COMPOSER RAVEN CHACON TRACES coordinates in the air above the dining table of his Albuquerque bungalow. He triangulates the house his father built in Corrales in the early 1970s; the Navajo Nation of northeastern Arizona, where his pregnant mother moved the family to give birth to him; and the transit of Route 66 through Albuquerque, where many of his musical influences took root.
“You had Buddy Holly playing on Central back in the day,” he says, smiling. “There have always been bars and clubs here.”

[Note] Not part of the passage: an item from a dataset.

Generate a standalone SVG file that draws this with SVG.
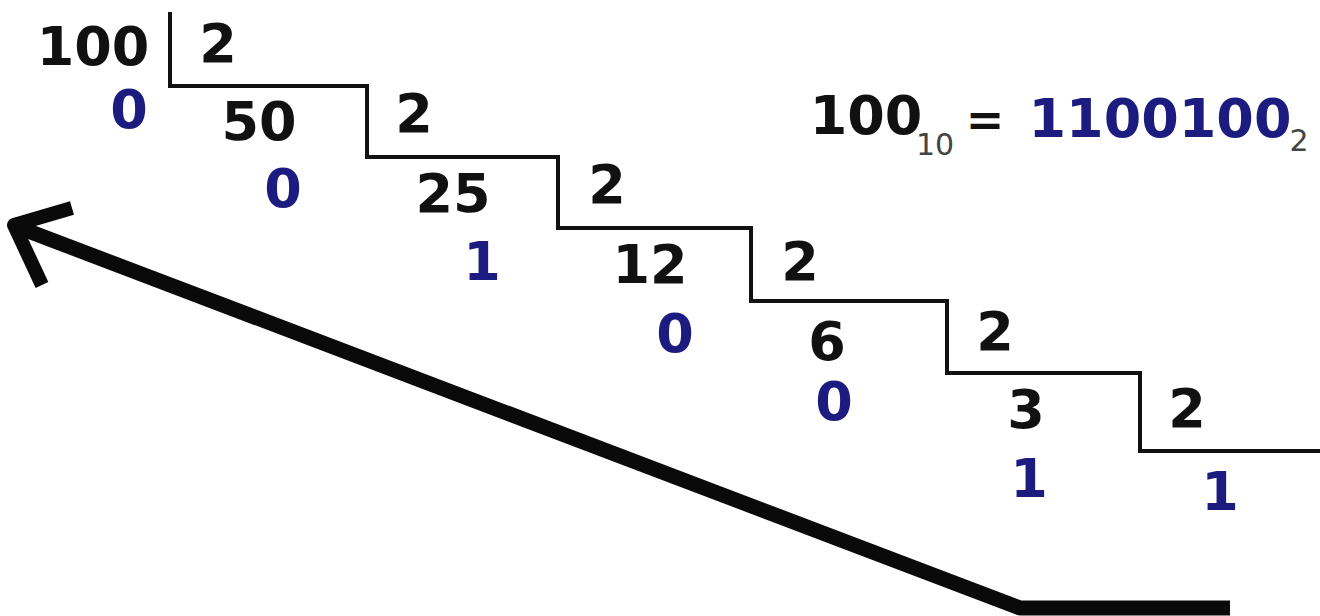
<svg xmlns="http://www.w3.org/2000/svg" width="1320" height="616" viewBox="0 0 1320 616">
  <style>
    text { font-family: "DejaVu Sans", Verdana, sans-serif; font-weight: bold; font-size: 54px; text-anchor: middle; }
    .k { fill: #111111; }
    .b { fill: #1c1c80; }
    .sub { font-weight: normal; font-size: 30px; fill: #444444; }
    .stair { fill: none; stroke: #111111; stroke-width: 4; stroke-linejoin: miter; }
    .arrow { fill: none; stroke: #0a0a0a; stroke-width: 14; stroke-linejoin: round; stroke-linecap: butt; }
  </style>
  <rect x="0" y="0" width="1320" height="616" fill="#ffffff"/>

  <g id="stairs">
    <path class="stair" d="M170,12 V86 H367 V157 H558 V228 H751 V301 H947 V373 H1140 V451 H1320"/>
  </g>

  <g id="step1">
    <text class="k" x="93" y="65">100</text>
    <text class="k" x="218" y="62">2</text>
    <text class="b" x="129" y="128">0</text>
  </g>
  <g id="step2">
    <text class="k" x="259" y="140">50</text>
    <text class="k" x="414" y="132">2</text>
    <text class="b" x="283" y="207">0</text>
  </g>
  <g id="step3">
    <text class="k" x="453" y="212">25</text>
    <text class="k" x="607" y="203">2</text>
    <text class="b" x="482" y="280">1</text>
  </g>
  <g id="step4">
    <text class="k" x="650" y="283">12</text>
    <text class="k" x="800" y="280">2</text>
    <text class="b" x="675" y="352">0</text>
  </g>
  <g id="step5">
    <text class="k" x="827" y="360">6</text>
    <text class="k" x="995" y="350">2</text>
    <text class="b" x="834" y="420">0</text>
  </g>
  <g id="step6">
    <text class="k" x="1026" y="428">3</text>
    <text class="k" x="1187" y="427">2</text>
    <text class="b" x="1029" y="497">1</text>
  </g>
  <g id="step7">
    <text class="b" x="1220" y="510">1</text>
  </g>

  <g id="result">
    <text class="k" x="866" y="134">100</text>
    <text class="sub" x="935" y="155">10</text>
    <text class="k" x="985" y="136" style="font-size:46px">=</text>
    <text class="b" x="1160" y="137">1100100</text>
    <text class="sub" x="1299" y="151">2</text>
  </g>

  <g id="connectors">
    <path class="arrow" d="M1230,608 H1020 L15,226" style="stroke-width:15"/>
    <path class="arrow" d="M72,208 L14,225 L42,285"/>
  </g>
</svg>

Chacon is relating different parts of a complex and often personal narrative that he continues to investigate through the musical concept of dissonance, via compositions that make use of the tension between sounds—or noise—rather than conventional harmonies. Created with Chinese-born composer Du Yun, his 2020 opera, Sweet Land, for example, critiques colonialism and Manifest Destiny by phasing through chaotic and discordant sequences to find moments of serenity in the midst. The Los Angeles Times called it “an astonishment.”
In 2022, Chacon became the first Native American artist awarded the Pulitzer Prize. As Joy Harjo was completing her tenure as the first Native poet laureate of the United States, Chacon’s achievement similarly elevated extraordinary Indigenous Southwestern talent into the nation’s mainstream cultural and academic circles.